Directions for this task —
Leaving the pictures out, print the lines from the first line of the listing through the line containing "fontsize=13, color='#8B8BA0', zorder=6)", exactly as they read, and no others.

Records for the exercise —

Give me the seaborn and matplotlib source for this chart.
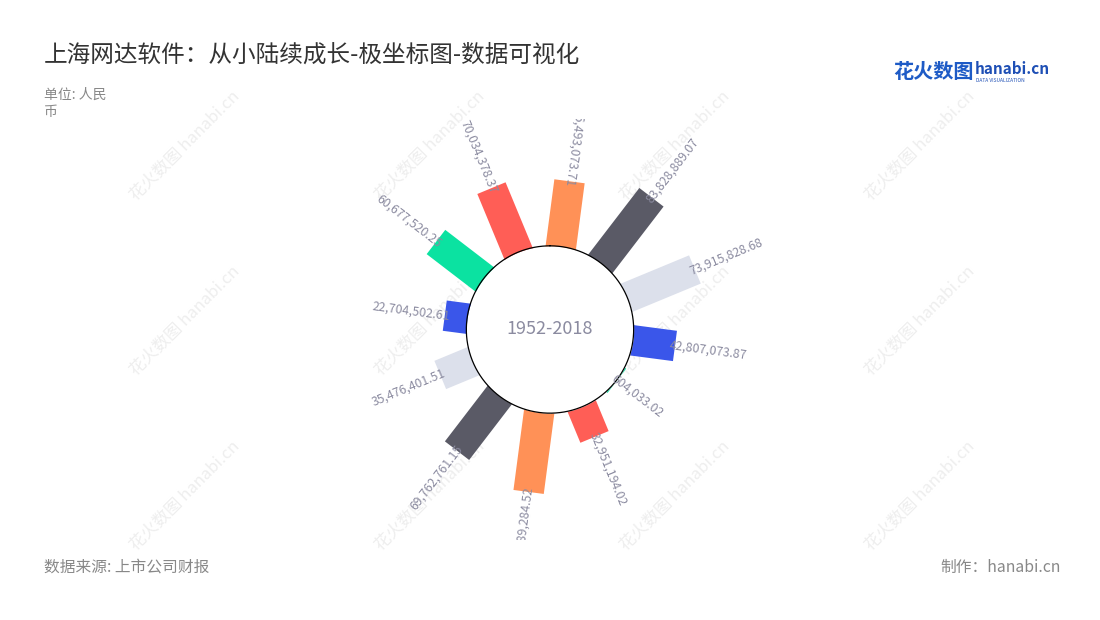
import numpy as np
import matplotlib
matplotlib.use('Agg')
import matplotlib.pyplot as plt
import seaborn as sns
from matplotlib.patches import Rectangle

# ---------------- data (clockwise from the top) ----------------
values = [66493073.71, 83828889.07, 73915828.68, 42807073.87, 604033.02, 32951194.02,
          80989284.52, 69762761.15, 35476401.51, 22704502.61, 60677520.25, 70034378.37]
base_colors = ['#FF9157', '#5A5A66', '#DCE0EB', '#3A56EA', '#0BE2A1', '#FF5E56']
center_label = '1952-2018'
title = '上海网达软件：从小陆续成长-极坐标图-数据可视化'
unit_text = '单位: 人民\n币'
source_text = '数据来源: 上市公司财报'
credit_text = '制作：hanabi.cn'

sns.set_theme(style='white')
plt.rcParams['font.family'] = ['Noto Sans CJK SC', 'DejaVu Sans']

W, H = 1100, 620
fig = plt.figure(figsize=(11, 6.2), dpi=100)
fig.patch.set_facecolor('white')

# faint watermarks
for wx in [185, 430, 675, 920]:
    for wy in [145, 320, 495]:
        fig.text(wx / W, 1 - wy / H, '花火数图 hanabi.cn', rotation=45, ha='center', va='center',
                 fontsize=12, color='#EEEEEE', zorder=-5)

palette = sns.color_palette(base_colors)
n = len(values)
colors = [palette[i % len(palette)] for i in range(n)]

cx, cy, R = 550, 329.5, 210
ax = fig.add_axes([(cx - R) / W, 1 - (cy + R) / H, 2 * R / W, 2 * R / H], projection='polar')
ax.set_theta_zero_location('N')
ax.set_theta_direction(-1)
HOLE, RMAX = 84.5, 127.6
ax.set_ylim(-HOLE, RMAX)
ax.axis('off')

deg = 7.5 + 30 * np.arange(n)
theta = np.deg2rad(deg)
r = np.array(values) / 1e6

ax.vlines(theta, -10, r, colors=colors, linewidth=22, capstyle='butt', zorder=2)

# center hole
th = np.linspace(0, 2 * np.pi, 500)
ax.fill_between(th, -HOLE, 0, color='white', lw=0, zorder=3)
ax.plot(th, np.zeros_like(th), color='black', lw=0.9, zorder=4)
ax.text(0, -HOLE, center_label, ha='center', va='center', fontsize=13, color='#8B8BA0', zorder=6)

clip_rect = Rectangle((0, 1 - 540 / H), 1, (540 - 119) / H, transform=fig.transFigure)
for t_i, r_i, v, d in zip(theta, r, values, deg):
    out = 90 - d
    if d < 15 or d > 180:
        rot, ha = out + 180, 'right'
    else:
        rot, ha = out, 'left'
    rot = ((rot + 180) % 360) - 180
    t = ax.text(t_i, r_i - 5, f'{v:,.2f}', rotation=rot, rotation_mode='anchor', ha=ha,
                va='center', fontsize=8.8, color='#8B8BA0', zorder=6, clip_on=True)
    t.set_clip_path(clip_rect)

# texts
fig.text(44 / W, 1 - 55 / H, title, fontsize=17, color='#333333', ha='left', va='center')
fig.text(44 / W, 1 - 88 / H, unit_text, fontsize=10, color='#888888', ha='left', va='top',
         linespacing=1.3)
fig.text(44 / W, 1 - 567 / H, source_text, fontsize=11.3, color='#888888', ha='left', va='center')
fig.text(1061 / W, 1 - 567 / H, credit_text, fontsize=11.3, color='#888888', ha='right', va='center')

# logo
fig.text(893 / W, 1 - 72 / H, '花火数图', fontsize=14.5, fontweight='bold', color='#1E5BC6',
         ha='left', va='center')
fig.text(975 / W, 1 - 69 / H, 'hanabi.cn', fontsize=11, fontweight='bold', color='#1E4FB5',
         ha='left', va='center')
fig.text(976 / W, 1 - 80 / H, 'DATA VISUALIZATION', fontsize=3.5, color='#1E4FB5',
         ha='left', va='center')

fig.savefig('out.png', dpi=100, facecolor='white')
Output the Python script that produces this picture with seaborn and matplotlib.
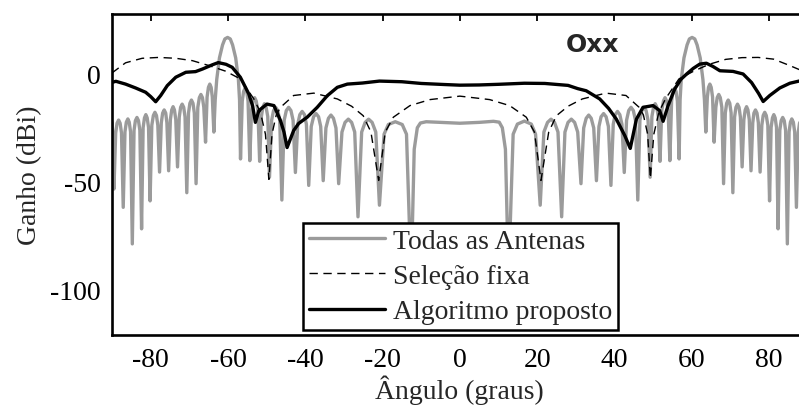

Output for this exercise —
Give me the seaborn and matplotlib source for this chart.
import numpy as np
import matplotlib
matplotlib.use('Agg')
import matplotlib.pyplot as plt
import seaborn as sns
from matplotlib.patches import Rectangle

# ---------------- data (clockwise from the top) ----------------
values = [66493073.71, 83828889.07, 73915828.68, 42807073.87, 604033.02, 32951194.02,
          80989284.52, 69762761.15, 35476401.51, 22704502.61, 60677520.25, 70034378.37]
base_colors = ['#FF9157', '#5A5A66', '#DCE0EB', '#3A56EA', '#0BE2A1', '#FF5E56']
center_label = '1952-2018'
title = '上海网达软件：从小陆续成长-极坐标图-数据可视化'
unit_text = '单位: 人民\n币'
source_text = '数据来源: 上市公司财报'
credit_text = '制作：hanabi.cn'

sns.set_theme(style='white')
plt.rcParams['font.family'] = ['Noto Sans CJK SC', 'DejaVu Sans']

W, H = 1100, 620
fig = plt.figure(figsize=(11, 6.2), dpi=100)
fig.patch.set_facecolor('white')

# faint watermarks
for wx in [185, 430, 675, 920]:
    for wy in [145, 320, 495]:
        fig.text(wx / W, 1 - wy / H, '花火数图 hanabi.cn', rotation=45, ha='center', va='center',
                 fontsize=12, color='#EEEEEE', zorder=-5)

palette = sns.color_palette(base_colors)
n = len(values)
colors = [palette[i % len(palette)] for i in range(n)]

cx, cy, R = 550, 329.5, 210
ax = fig.add_axes([(cx - R) / W, 1 - (cy + R) / H, 2 * R / W, 2 * R / H], projection='polar')
ax.set_theta_zero_location('N')
ax.set_theta_direction(-1)
HOLE, RMAX = 84.5, 127.6
ax.set_ylim(-HOLE, RMAX)
ax.axis('off')

deg = 7.5 + 30 * np.arange(n)
theta = np.deg2rad(deg)
r = np.array(values) / 1e6

ax.vlines(theta, -10, r, colors=colors, linewidth=22, capstyle='butt', zorder=2)

# center hole
th = np.linspace(0, 2 * np.pi, 500)
ax.fill_between(th, -HOLE, 0, color='white', lw=0, zorder=3)
ax.plot(th, np.zeros_like(th), color='black', lw=0.9, zorder=4)
ax.text(0, -HOLE, center_label, ha='center', va='center', fontsize=13, color='#8B8BA0', zorder=6)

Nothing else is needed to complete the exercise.